WHAT NEEDS TO BE DONE:
Without the pictures, can you quote each line below exactly?
### STORED DATA
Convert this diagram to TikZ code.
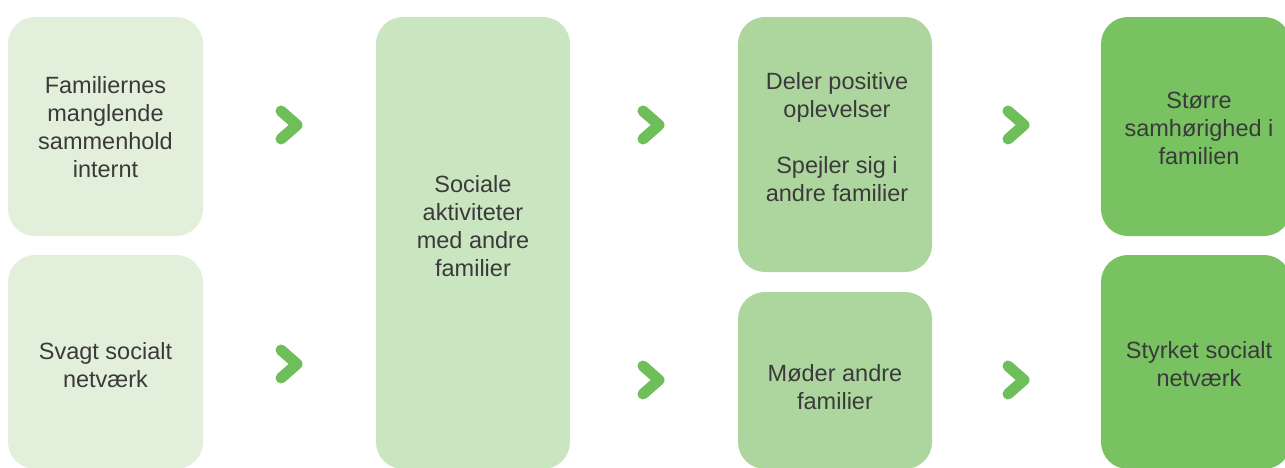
\documentclass[tikz,border=0pt]{standalone}
\usepackage{fontspec}
\setmainfont{Liberation Sans}
\definecolor{c1}{HTML}{E2EFDA}
\definecolor{c2}{HTML}{C9E6C1}
\definecolor{c3}{HTML}{ADD69E}
\definecolor{c4}{HTML}{78C262}
\definecolor{chev}{HTML}{6EBE5A}
\definecolor{txt}{HTML}{3A3A3A}
\begin{document}
\begin{tikzpicture}[x=1pt,y=-1pt,
  box/.style={draw=none,rounded corners=27pt,inner sep=0pt},
  lbl/.style={text=txt,align=center,font=\fontsize{23.5}{28}\selectfont,inner sep=0pt},
  chevron/.style={draw=chev,line width=11pt,line cap=round,line join=round}]
\useasboundingbox (0,0) rectangle (1285,467);
\clip (0,0) rectangle (1285,467);
\fill[white] (0,0) rectangle (1285,467);
% boxes
\node[box,fill=c1,minimum width=195pt,minimum height=219pt] (b1) at (105.5,126.5) {};
\node[box,fill=c1,minimum width=195pt,minimum height=214pt] (b2) at (105.5,362) {};
\node[box,fill=c2,minimum width=194pt,minimum height=452pt] (b3) at (473,243) {};
\node[box,fill=c3,minimum width=194pt,minimum height=255pt] (b4) at (835,144.5) {};
\node[box,fill=c3,minimum width=194pt,minimum height=177pt] (b5) at (835,380.5) {};
\node[box,fill=c4,minimum width=190pt,minimum height=219pt] (b6) at (1196,126.5) {};
\node[box,fill=c4,minimum width=190pt,minimum height=214pt] (b7) at (1196,362) {};
% labels
\node[lbl] (t1) at (105.5,127) {Familiernes\\manglende\\sammenhold\\internt};
\node[lbl] (t2) at (105.5,365) {Svagt socialt\\netværk};
\node[lbl] (t3) at (473,226) {Sociale\\aktiviteter\\med andre\\familier};
\node[lbl] (t4) at (837,137) {Deler positive\\oplevelser\\[28pt]Spejler sig i\\andre familier};
\node[lbl] (t5) at (835,387) {Møder andre\\familier};
\node[lbl] (t6) at (1199,128) {Større\\samhørighed i\\familien};
\node[lbl] (t7) at (1199,364) {Styrket socialt\\netværk};
% chevrons
\foreach \n/\cx/\cy in {a/289/125, b/289/364, c/651/125, d/651/380, e/1016/125, f/1016/380}{
  \coordinate (\n) at (\cx,\cy);
  \draw[chevron] ([shift={(-8,-14)}]\n) -- ([shift={(8,0)}]\n) -- ([shift={(-8,14)}]\n);
}
\end{tikzpicture}
\end{document}
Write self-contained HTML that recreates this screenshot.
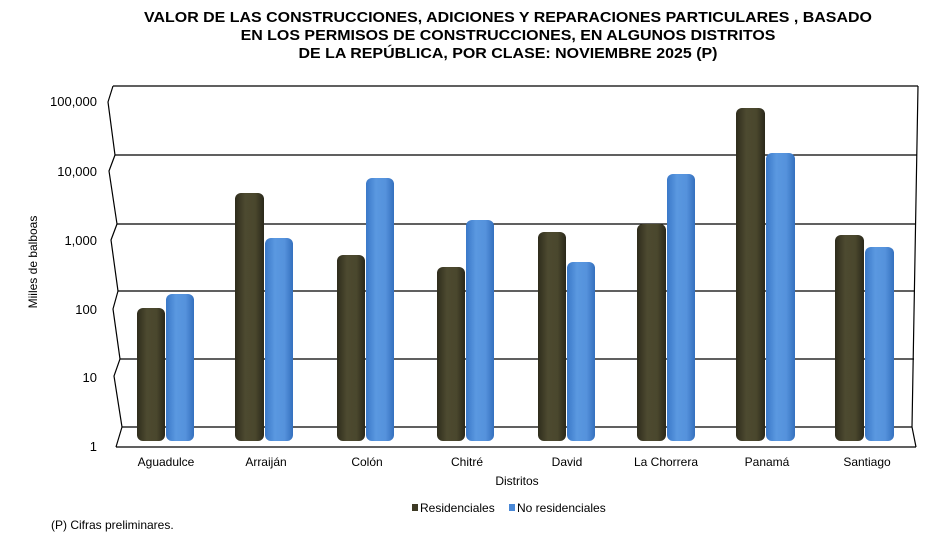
######
ANSWER TO THIS TASK:
Convert this diagram to TikZ code.
\documentclass[tikz,border=0pt]{standalone}
\usepackage{fontspec}
\setmainfont{Liberation Sans}
\definecolor{c1}{HTML}{E2EFDA}
\definecolor{c2}{HTML}{C9E6C1}
\definecolor{c3}{HTML}{ADD69E}
\definecolor{c4}{HTML}{78C262}
\definecolor{chev}{HTML}{6EBE5A}
\definecolor{txt}{HTML}{3A3A3A}
\begin{document}
\begin{tikzpicture}[x=1pt,y=-1pt,
  box/.style={draw=none,rounded corners=27pt,inner sep=0pt},
  lbl/.style={text=txt,align=center,font=\fontsize{23.5}{28}\selectfont,inner sep=0pt},
  chevron/.style={draw=chev,line width=11pt,line cap=round,line join=round}]
\useasboundingbox (0,0) rectangle (1285,467);
\clip (0,0) rectangle (1285,467);
\fill[white] (0,0) rectangle (1285,467);
% boxes
\node[box,fill=c1,minimum width=195pt,minimum height=219pt] (b1) at (105.5,126.5) {};
\node[box,fill=c1,minimum width=195pt,minimum height=214pt] (b2) at (105.5,362) {};
\node[box,fill=c2,minimum width=194pt,minimum height=452pt] (b3) at (473,243) {};
\node[box,fill=c3,minimum width=194pt,minimum height=255pt] (b4) at (835,144.5) {};
\node[box,fill=c3,minimum width=194pt,minimum height=177pt] (b5) at (835,380.5) {};
\node[box,fill=c4,minimum width=190pt,minimum height=219pt] (b6) at (1196,126.5) {};
\node[box,fill=c4,minimum width=190pt,minimum height=214pt] (b7) at (1196,362) {};
% labels
\node[lbl] (t1) at (105.5,127) {Familiernes\\manglende\\sammenhold\\internt};
\node[lbl] (t2) at (105.5,365) {Svagt socialt\\netværk};
\node[lbl] (t3) at (473,226) {Sociale\\aktiviteter\\med andre\\familier};
\node[lbl] (t4) at (837,137) {Deler positive\\oplevelser\\[28pt]Spejler sig i\\andre familier};
\node[lbl] (t5) at (835,387) {Møder andre\\familier};
\node[lbl] (t6) at (1199,128) {Større\\samhørighed i\\familien};
\node[lbl] (t7) at (1199,364) {Styrket socialt\\netværk};
% chevrons
\foreach \n/\cx/\cy in {a/289/125, b/289/364, c/651/125, d/651/380, e/1016/125, f/1016/380}{
  \coordinate (\n) at (\cx,\cy);
  \draw[chevron] ([shift={(-8,-14)}]\n) -- ([shift={(8,0)}]\n) -- ([shift={(-8,14)}]\n);
}
\end{tikzpicture}
\end{document}
Write self-contained HTML that recreates this screenshot.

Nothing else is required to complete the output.